Wednesday, April 04, 2012

NY Times Roundtable on Affirmative Action in Brazil

The favela of Vidigal, in Rio de Janeiro
(Photo: www.midiaindependente.org)
These days I'm trying to limit hyperlinks to the New York Times, which has now limited non-subscribers to only 10 monthly views (come on, NY Times!). If anyone had questions whether it was a newspaper geared towards people of means and their supporters, this pretty much answers it. (And I hope to post a short review of Chris Lehmann's nonfiction survey Rich People Things, which indicts the Times, very soon.) There are some simple ways around this, but I'm not going to post them, and not everyone will easily figure them out, so....

Anyways, the Times recently dedicated one of its roundtable discussions ostensibly to the topics of race (a constant tripwire for its writers, who seem incapable of mentioning the word "racism") and identity (and identification) in Brazil, titling it "Brazil's Racial Identity Challenge," though it focused on affirmative action in Brazilian universities, which is only one of the many race-related issues Brazil and most societies in the Americas, including the United States, face, an insight I would have thought would be clear as crystal given the recent Trayvon Martin murder and the Supreme Court's 5-4 decision, just the other day, to authorize strip searches of all admittees to prisons' general populations, a ruling that derived from a case originally arising out of an African-American man, Albert Florence, who police arrested and strip-searched in New Jersey because of racial profiling.

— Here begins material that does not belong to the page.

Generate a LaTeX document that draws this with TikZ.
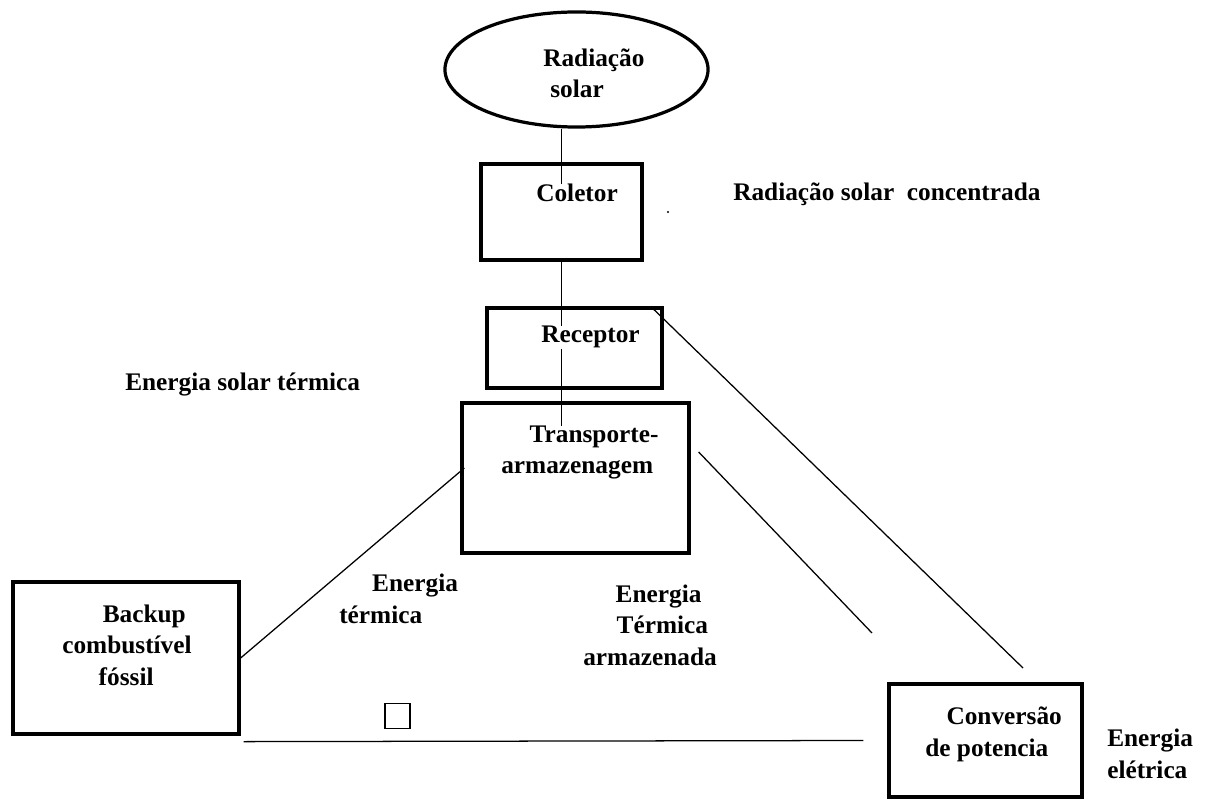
\documentclass[tikz,border=0pt]{standalone}
\usepackage{fontspec}
\setmainfont{Liberation Serif}
\usetikzlibrary{shapes.geometric}

\begin{document}
\begin{tikzpicture}[x=0.025cm, y=-0.025cm,
        font=\fontsize{18}{22.4}\selectfont\bfseries,
        caixa/.style={draw, rectangle, line width=2.3pt, inner sep=0pt},
        texto/.style={anchor=base west, align=left, inner sep=0pt},
        fio/.style={line width=0.9pt}]
        \useasboundingbox (0,0) rectangle (1206,800);

        % blocos
        \node[draw, ellipse, line width=2.3pt, minimum width=6.575cm, minimum height=2.875cm, inner sep=0pt] (sol) at (576.5,69.5) {};
        \node[caixa, minimum width=4.025cm, minimum height=2.4cm] (coletor) at (561.5,212) {};
        \node[caixa, minimum width=4.375cm, minimum height=2cm] (receptor) at (574.5,348) {};
        \node[caixa, minimum width=5.675cm, minimum height=3.75cm] (transporte) at (575.5,478) {};
        \node[caixa, minimum width=5.65cm, minimum height=3.8cm] (backup) at (126,658) {};
        \node[caixa, minimum width=4.825cm, minimum height=2.825cm] (conversao) at (985.5,740.5) {};
        \node[draw, fio, minimum size=0.62cm, inner sep=0pt] (quadrado) at (397.5,716) {};
        \node[circle, fill, inner sep=0pt, minimum size=1.6pt] (ponto) at (668,212) {};

        % textos (varias linhas: ancora na ultima linha)
        \node[texto] (tsol) at (543,98) {Radiação\\\hspace*{0.28em}solar};
        \node[texto] (tcoletor) at (536,202) {Coletor};
        \node[texto] (tconcentrada) at (733,201) {Radiação solar\ \ concentrada};
        \node[texto] (treceptor) at (541,343) {Receptor};
        \node[texto] (tsolartermica) at (125,391) {Energia solar térmica};
        \node[texto] (ttransporte) at (501,474) {\hspace*{1.12em}Transporte-\\armazenagem};
        \node[texto] (tbackup) at (62,685) {\hspace*{1.6em}Backup\\combustível\\\hspace*{1.44em}fóssil};
        \node[texto] (ttermica) at (339,623) {\hspace*{1.3em}Energia\\térmica};
        \node[texto] (tarmazenada) at (583,665) {\hspace*{1.28em}Energia\\\hspace*{1.32em}Térmica\\armazenada};
        \node[texto] (tconversao) at (925,756) {\hspace*{0.84em}Conversão\\de potencia};
        \node[texto] (teletrica) at (1107,778) {Energia\\elétrica};

        % pontas soltas
        \coordinate (c1) at (1023,668);
        \coordinate (c2) at (872,633);

        % ligacoes
        \draw[fio] (sol.south -| coletor.north) -- (coletor.north |- tcoletor.north);
        \draw[fio] (coletor.south) -- (coletor.south |- treceptor.north);
        \draw[fio] (treceptor.south -| coletor.south) -- (coletor.south |- ttransporte.north);
        \draw[fio] ([shift={(-13,0)}]receptor.north east) -- (c1);
        \draw[fio] ([shift={(8,-26)}]transporte.east) -- (c2);
        \draw[fio] (backup.east) -- ([shift={(4,-10)}]transporte.west);
        \draw[fio] ([shift={(3,6)}]backup.south east) -- ([shift={(-24,0)}]conversao.west);
    \end{tikzpicture}
\end{document}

The roundtable featured 8 social scientists, authors and artists, 4 of them Brazilian, and two of them (at least) Afro-Brazilians. Unsurprisingly they didn't agree on all points, and the commentary was far too brief to address the complexity of topic of affirmative action, but all of them offered insightful comments. The comparisons to the US, particularly by the Brazilians, I thought, were especially worth thinking about.

Here are snippets from four of the commentators:

Melissa Nobles, MIT professor of political science and author of Shades of Citizenship: Race and the Census in Modern Politics
However, the [affirmative action university] quotas are working, although not without complications. Some whites have claimed to be black in order to gain entry, but these cases are relatively few. Of much greater importance is the fact that Brazil’s public universities now have sizable black, brown and poor student populations. And as some affirmative action supporters point out, the police seem to have little trouble determining who is black.
Antonio Sérgio Alfredo Guimarães, Professor of Sociology at the University of São Paulo
Symbolically those policies are important in showing that being black (preto or pardo) in Brazil today is no longer a source of shame but rather one of pride. Descent from Africa is openly assumed and socially recognized. The policies also demonstrate that publicly financed universities must care for the quality of the education they offer without degrading the fairness of their admission when it becomes biased by class, race or color.
Marcelo Paixão, Professor of Economics and Sociology at the Federal University of Rio de Janeiro
Brazil could use U.S.-style affirmative action as a good practice to increase social conditions of the Afrodescendant population and other minority groups. But the U.S. and Brazil have different histories. We can't simply adopt the U.S. approach. Instead we need to understand how Americans fight against racism and disseminate racial diversity in different areas of social life.

Yvonne Maggie, a professor in the department of cultural anthropology at the Federal University of Rio de Janeiro; author of Guerra de Orixá and Medo do Feitiço; co-editor of Raça Como Retórica; and blogger at A Vida Como Ela Parece Ser (Life As It Seems to Be).
A Brazilian system based on group identities similar to American affirmative action would have to render separate that which is conjoined. For this to come about we would first have to establish potentially harmful policies delimiting distinct "racial" identities. This is precisely what has been happening in the last 10 years in Brazil since the first law was passed to create racial quotas for access to university. Since then, public school programs have sought to strengthen identities through courses that attempt to establish who is "black" and who is not, and, in many cases, courts have adjudicated on whether people who self-proclaim to be "black," as defined by law, are speaking the truth or lying.
I'm curious to know what Brazilians think about this discussion, so if any Brazilian readers come across this blogpost, please do post some thoughts, but thoughts from any readers are welcome.